AWS reports CentOS 7 -> packer-generated AMI "Other Linux"

If we consider the official “CentOS 7” AMI as the first generation AMI, I’m able to create a 2nd generation AMI for internal use using the 1st gen as the source AMI. It works great. The biggest reason we needed to rebuild the 1st gen and not just use it straight is to reconfigure the underlying disk to break apart the file systems (/tmp, /var, etc) and set up LVM. For this, I used the packer “amazon-ebssurrogate” type. Again, works great. Been using it for over a year, no problems AFACIT.

I’m trying to use this second gen AMI to create a third generation, this time using the simpler “amazon-ebs” type. All I want to do is build on the work of the 2nd gen image to build an AMI with Vault pre-installed. Seems pretty straight forward. I cannot for the life of me get Amazon to recognize that this third gen AMI is also “CentOS 7”. It will only say “Other Linux” for the platform when looking at the resulting AMI.
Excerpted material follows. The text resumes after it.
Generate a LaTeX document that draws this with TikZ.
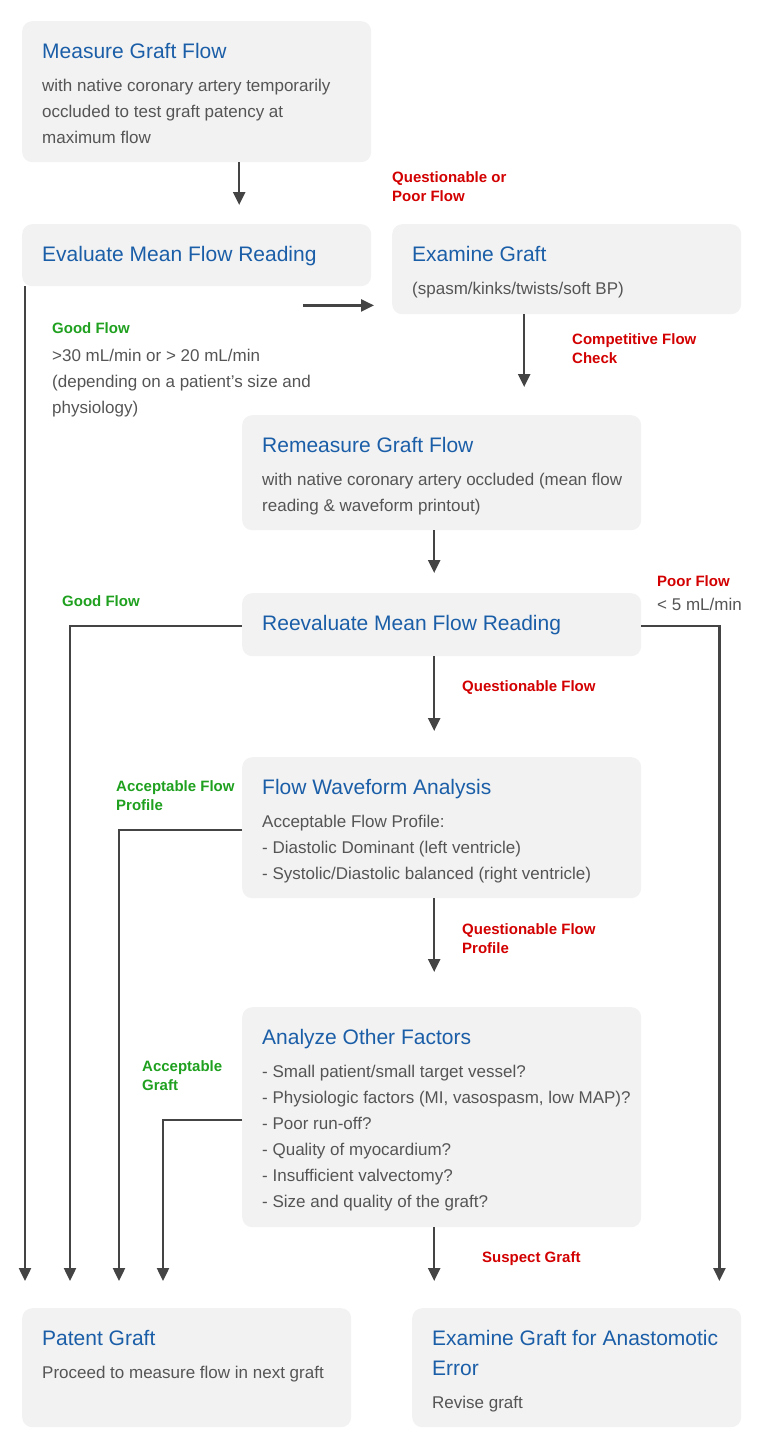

I’ve been through a bunch of weird issues with it, but I’ve at least got it to where I can launch and ssh into instances from this 3rd gen AMI. I have no idea, however, what’s going on with this “Other Linux” label. I don’t know if Packer is feeding that to AWS, or it’s something that AWS tries to detect and can’t. I also don’t know what else this “Other Linux” (rather than the proper “CentOS 7”) might be affecting w/r/t instances launched from this AMI.

I’m very perplexed, and can’t figure out what I’m doing wrong. I made a gist of the 2nd and 3rd gen Packer templates here: https://gist.github.com/rjhornsby/d81ebac283daa847543c0ae821968cb4

A bit of explanation – Why go from 2nd to 3rd gen instead of 1st gen directly to what I’m calling here the 3rd gen with Vault installed? Because of the underlying filesystem changes that happen during the transition to the 2nd gen, it seems much easier to end Packer at that point. This is our sort of general purpose image we use for everything. By not trying to combine 2nd and 3rd generations into one step, it avoids trying to reboot in the middle of the Packer run, or chroot to get chef-client installed, run chef-client to get vault set up etc.

Just a quick follow up. After running into related issues trying to build a CentOS 8 AMI, I reached out to Amazon. Their suggestion, after the obligatory “we don’t support CentOS 8 but…” was to create an EC2 snapshot and then import that as an AMI. This bypasses several of the AWS VMImport checks and functions. Figuring out how was time-consuming, but after that this works really well.

Basically, you

  • get Packer to create an OVA
  • extract the OVF file from inside the OVA and upload it to S3
  • Use aws ec2 import-snapshot... against the file in S3
  • Use aws ec2 register-image against the snapshot

The downside is that you’re responsible (during the OVA building phase) for making sure the AMI has everything it needs (ie Xen, ENA, nvme drivers, cloud-init, etc). Some instance types like c5 require extra things (ie nvme driver) not needed by t2 types, but you won’t discover that until your t2 works great, but your c5 is mysteriously hosed.